The dwarves, Bilbo Baggins, and Gandalf continue their journey to Lonely Mountain and come to the edge of the Wild. Gandalf suggests they try to get to the Last Homely House west of the mountains—a perilous journey through ravines on narrow, slippery paths.

Finally they make it into the secret valley of Rivendell. As they come down into the valley, their hearts are lightened, and soon they hear the singing of elves. The songs seem a bit nonsensical, but the narrator warns that it's wrong to think of the elves as foolish. The elves appear to know a lot about Bilbo, and he wants to accept their invitation for supper. The dwarves, however, want to get to their destination.

While the chapter title certainly implies only a brief stop, the group actually stays at the Last Homely House for two weeks. The master of the house, Elrond, a noble, wise, and kind elf, welcomes them in and fills their bags with food and other provisions. He also is quite brilliant in reading runes; he discovers that the swords the dwarves took from the trolls are very old and made for the goblin wars. Elrond also discovers the moon letters that are on the back of the map. He tells the dwarves that there is an important clue in the New Year's Eve sunset: it will light the keyhole to the dragon's lair. Feeling rested after their two-week stay, they are off in search of their next adventure.
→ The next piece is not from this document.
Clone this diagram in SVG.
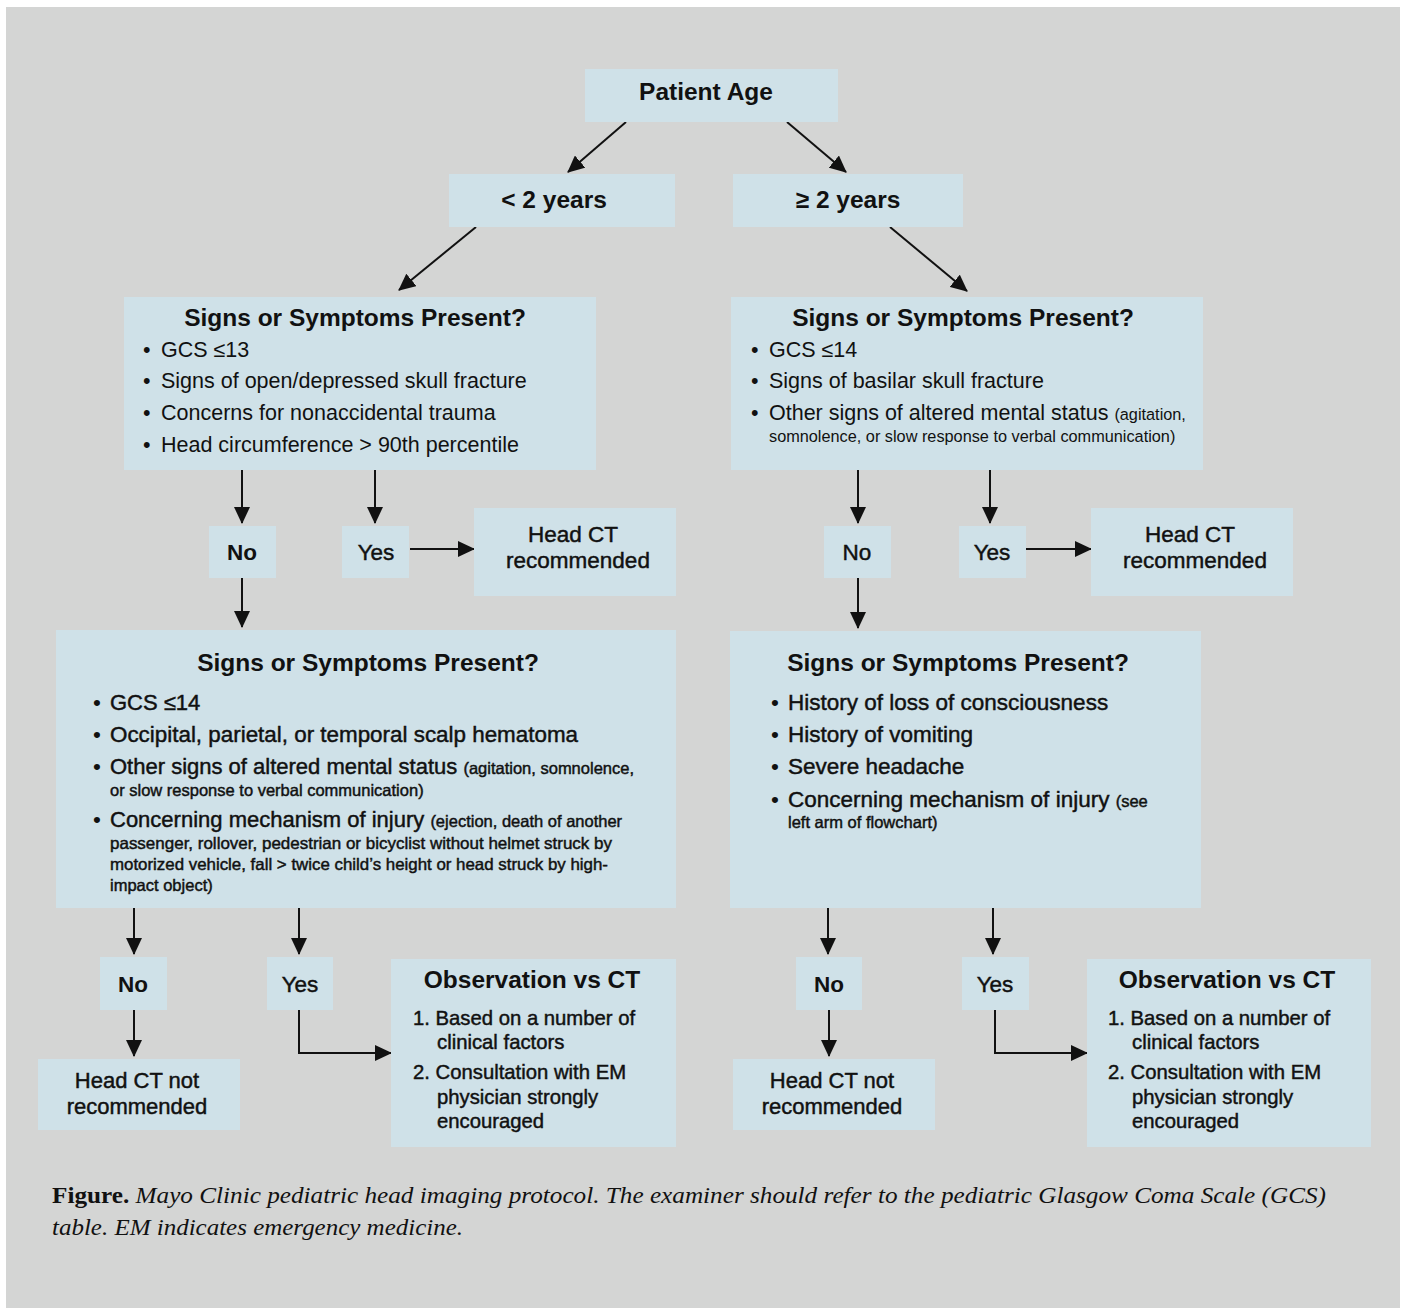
<svg xmlns="http://www.w3.org/2000/svg" width="1403" height="1308" viewBox="0 0 1403 1308">
<style>
.box{fill:#cfe1e8}
.t{font-family:"Liberation Sans",Arial,sans-serif;fill:#111}
.b{font-weight:bold}
.md{stroke:#111;stroke-width:0.45}
.h{font-size:24.5px;font-weight:bold}
.m{font-size:21.5px}
.l{font-size:22.5px}
.s{font-size:16.5px}
.o{font-size:20.3px}
.c{text-anchor:middle}
.cap{font-family:"Liberation Serif","Times New Roman",serif;font-size:24px;fill:#111}
.ln{stroke:#111;stroke-width:2;fill:none}
</style>
<defs>
<marker id="ah" markerUnits="userSpaceOnUse" markerWidth="18" markerHeight="16" refX="16" refY="8" orient="auto">
<path d="M0,0 L17,8 L0,16 Z" fill="#111"/>
</marker>
</defs>
<rect x="0" y="0" width="1403" height="1308" fill="#ffffff"/>
<rect x="6" y="7" width="1394" height="1301" fill="#d4d5d4"/>

<g id="connectors">
<line class="ln" x1="626" y1="122" x2="568" y2="172" marker-end="url(#ah)"/>
<line class="ln" x1="787" y1="122" x2="846" y2="172" marker-end="url(#ah)"/>
<line class="ln" x1="476" y1="227" x2="399" y2="290" marker-end="url(#ah)"/>
<line class="ln" x1="890" y1="227" x2="967" y2="291" marker-end="url(#ah)"/>
<line class="ln" x1="242" y1="470" x2="242" y2="523" marker-end="url(#ah)"/>
<line class="ln" x1="375" y1="470" x2="375" y2="523" marker-end="url(#ah)"/>
<line class="ln" x1="410" y1="549" x2="474" y2="549" marker-end="url(#ah)"/>
<line class="ln" x1="242" y1="578" x2="242" y2="627" marker-end="url(#ah)"/>
<line class="ln" x1="858" y1="470" x2="858" y2="523" marker-end="url(#ah)"/>
<line class="ln" x1="990" y1="470" x2="990" y2="523" marker-end="url(#ah)"/>
<line class="ln" x1="1026" y1="549" x2="1091" y2="549" marker-end="url(#ah)"/>
<line class="ln" x1="858" y1="578" x2="858" y2="628" marker-end="url(#ah)"/>
<line class="ln" x1="134" y1="908" x2="134" y2="954" marker-end="url(#ah)"/>
<line class="ln" x1="299" y1="908" x2="299" y2="954" marker-end="url(#ah)"/>
<line class="ln" x1="134" y1="1010" x2="134" y2="1056" marker-end="url(#ah)"/>
<polyline class="ln" points="299,1010 299,1053 391,1053" marker-end="url(#ah)"/>
<line class="ln" x1="828" y1="908" x2="828" y2="954" marker-end="url(#ah)"/>
<line class="ln" x1="993" y1="908" x2="993" y2="954" marker-end="url(#ah)"/>
<line class="ln" x1="829" y1="1010" x2="829" y2="1056" marker-end="url(#ah)"/>
<polyline class="ln" points="995,1010 995,1053 1087,1053" marker-end="url(#ah)"/>
</g>

<g id="patient-age">
<rect class="box" x="585" y="69" width="253" height="53"/>
<text class="t h c" x="706" y="100" font-size="25.5">Patient Age</text>
</g>
<g id="under-2">
<rect class="box" x="449" y="174" width="226" height="53"/>
<text class="t h c" x="554" y="208">&lt; 2 years</text>
</g>
<g id="over-2">
<rect class="box" x="733" y="174" width="230" height="53"/>
<text class="t h c" x="848" y="208">≥ 2 years</text>
</g>

<g id="left-signs-1">
<rect class="box" x="124" y="297" width="472" height="173"/>
<text class="t h c" x="355" y="326">Signs or Symptoms Present?</text>
<text class="t m" x="143" y="357">•</text><text class="t m" x="161" y="357">GCS ≤13</text>
<text class="t m" x="143" y="388">•</text><text class="t m" x="161" y="388">Signs of open/depressed skull fracture</text>
<text class="t m" x="143" y="420">•</text><text class="t m" x="161" y="420">Concerns for nonaccidental trauma</text>
<text class="t m" x="143" y="452">•</text><text class="t m" x="161" y="452">Head circumference &gt; 90th percentile</text>
</g>
<g id="right-signs-1">
<rect class="box" x="731" y="297" width="472" height="173"/>
<text class="t h c" x="963" y="326">Signs or Symptoms Present?</text>
<text class="t m" x="751" y="357">•</text><text class="t m" x="769" y="357">GCS ≤14</text>
<text class="t m" x="751" y="388">•</text><text class="t m" x="769" y="388">Signs of basilar skull fracture</text>
<text class="t m" x="751" y="420">•</text><text class="t m" x="769" y="420">Other signs of altered mental status <tspan font-size="16.3">(agitation,</tspan></text>
<text class="t" x="769" y="442" font-size="16.3">somnolence, or slow response to verbal communication)</text>
</g>

<g id="left-no-1">
<rect class="box" x="209" y="526" width="67" height="52"/>
<text class="t l b c" x="242" y="560">No</text>
</g>
<g id="left-yes-1">
<rect class="box" x="342" y="526" width="67" height="52"/>
<text class="t l md c" x="376" y="560">Yes</text>
</g>
<g id="left-ct-rec">
<rect class="box" x="474" y="508" width="202" height="88"/>
<text class="t l md c" x="573" y="542">Head CT</text>
<text class="t l md c" x="578" y="568">recommended</text>
</g>
<g id="right-no-1">
<rect class="box" x="824" y="526" width="67" height="52"/>
<text class="t l md c" x="857" y="560">No</text>
</g>
<g id="right-yes-1">
<rect class="box" x="959" y="526" width="67" height="52"/>
<text class="t l md c" x="992" y="560">Yes</text>
</g>
<g id="right-ct-rec">
<rect class="box" x="1091" y="508" width="202" height="88"/>
<text class="t l md c" x="1190" y="542">Head CT</text>
<text class="t l md c" x="1195" y="568">recommended</text>
</g>

<g id="left-signs-2">
<rect class="box" x="56" y="630" width="620" height="278"/>
<text class="t h c" x="368" y="671">Signs or Symptoms Present?</text>
<text class="t l" x="93" y="710">•</text><text class="t md" x="110" y="710" font-size="22">GCS ≤14</text>
<text class="t l" x="93" y="742">•</text><text class="t md" x="110" y="742" font-size="22" textLength="468" lengthAdjust="spacingAndGlyphs">Occipital, parietal, or temporal scalp hematoma</text>
<text class="t l" x="93" y="774">•</text><text class="t md" x="110" y="774" font-size="22">Other signs of altered mental status <tspan class="s">(agitation, somnolence,</tspan></text>
<text class="t s md" x="110" y="796" stroke-width="0.3">or slow response to verbal communication)</text>
<text class="t l" x="93" y="827">•</text><text class="t md" x="110" y="827" font-size="22">Concerning mechanism of injury <tspan class="s">(ejection, death of another</tspan></text>
<text class="t s md" x="110" y="849" stroke-width="0.3" textLength="502" lengthAdjust="spacingAndGlyphs">passenger, rollover, pedestrian or bicyclist without helmet struck by</text>
<text class="t s md" x="110" y="870" stroke-width="0.3" textLength="498" lengthAdjust="spacingAndGlyphs">motorized vehicle, fall &gt; twice child’s height or head struck by high-</text>
<text class="t s md" x="110" y="891" stroke-width="0.3">impact object)</text>
</g>
<g id="right-signs-2">
<rect class="box" x="730" y="631" width="471" height="277"/>
<text class="t h c" x="958" y="671">Signs or Symptoms Present?</text>
<text class="t l" x="771" y="710">•</text><text class="t l md" x="788" y="710">History of loss of consciousness</text>
<text class="t l" x="771" y="742">•</text><text class="t l md" x="788" y="742">History of vomiting</text>
<text class="t l" x="771" y="774">•</text><text class="t l md" x="788" y="774">Severe headache</text>
<text class="t l" x="771" y="807">•</text><text class="t l md" x="788" y="807">Concerning mechanism of injury <tspan class="s">(see</tspan></text>
<text class="t s md" x="788" y="828" stroke-width="0.3">left arm of flowchart)</text>
</g>

<g id="left-no-2">
<rect class="box" x="100" y="957" width="67" height="53"/>
<text class="t l b c" x="133" y="992">No</text>
</g>
<g id="left-yes-2">
<rect class="box" x="267" y="957" width="66" height="53"/>
<text class="t l md c" x="300" y="992">Yes</text>
</g>
<g id="left-ct-not">
<rect class="box" x="38" y="1059" width="202" height="71"/>
<text class="t md c" x="137" y="1088" font-size="22">Head CT not</text>
<text class="t md c" x="137" y="1114" font-size="22">recommended</text>
</g>
<g id="left-obs">
<rect class="box" x="391" y="959" width="285" height="188"/>
<text class="t h c" x="532" y="988" font-size="25">Observation vs CT</text>
<text class="t o md" x="413" y="1025">1. Based on a number of</text>
<text class="t o md" x="437" y="1049">clinical factors</text>
<text class="t o md" x="413" y="1079">2. Consultation with EM</text>
<text class="t o md" x="437" y="1104">physician strongly</text>
<text class="t o md" x="437" y="1128">encouraged</text>
</g>

<g id="right-no-2">
<rect class="box" x="796" y="957" width="66" height="53"/>
<text class="t l b c" x="829" y="992">No</text>
</g>
<g id="right-yes-2">
<rect class="box" x="962" y="957" width="67" height="53"/>
<text class="t l md c" x="995" y="992">Yes</text>
</g>
<g id="right-ct-not">
<rect class="box" x="733" y="1059" width="202" height="71"/>
<text class="t md c" x="832" y="1088" font-size="22">Head CT not</text>
<text class="t md c" x="832" y="1114" font-size="22">recommended</text>
</g>
<g id="right-obs">
<rect class="box" x="1087" y="959" width="284" height="188"/>
<text class="t h c" x="1227" y="988" font-size="25">Observation vs CT</text>
<text class="t o md" x="1108" y="1025">1. Based on a number of</text>
<text class="t o md" x="1132" y="1049">clinical factors</text>
<text class="t o md" x="1108" y="1079">2. Consultation with EM</text>
<text class="t o md" x="1132" y="1104">physician strongly</text>
<text class="t o md" x="1132" y="1128">encouraged</text>
</g>

<g id="caption">
<text class="cap" x="52" y="1203" textLength="1274" lengthAdjust="spacingAndGlyphs"><tspan font-weight="bold">Figure.</tspan><tspan font-style="italic"> Mayo Clinic pediatric head imaging protocol. The examiner should refer to the pediatric Glasgow Coma Scale (GCS)</tspan></text>
<text class="cap" x="52" y="1235" font-style="italic" textLength="411" lengthAdjust="spacingAndGlyphs">table. EM indicates emergency medicine.</text>
</g>
</svg>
As the group enters Rivendell, the land of the elves, the elves start singing a song that appears quite frivolous; however, the odd thing is that some of the song lyrics mention Bilbo by name and describe the dwarves and their journey. It seems as though the elves have somehow been clued into the adventure and the group's goal or they have a gift of prophecy.

The elves seem to like to tease, especially the dwarves, but Bilbo isn't immune, as they tease him about his size and ability to fit in the keyhole at Lonely Mountain. A great deal is related about the elves indirectly. They are mystical and alluring. Tolkien doesn't describe any of the elves except for Elrond. He is presented as "noble" and "fair in face," and he is both a mighty warrior and as intelligent as a wizard. Most importantly the elves are kind. Within the hero's journey, the step of the road of trials often contains a meeting with the hero's allies or enemies. The High Elves of the Last Homely House are important allies for Bilbo and the rest of the group.

The adventurers are provided with everything they need, and they seem reluctant to leave the Last Homely House. It is clear to them that this might be the last pleasant experience they will have for the rest of the journey.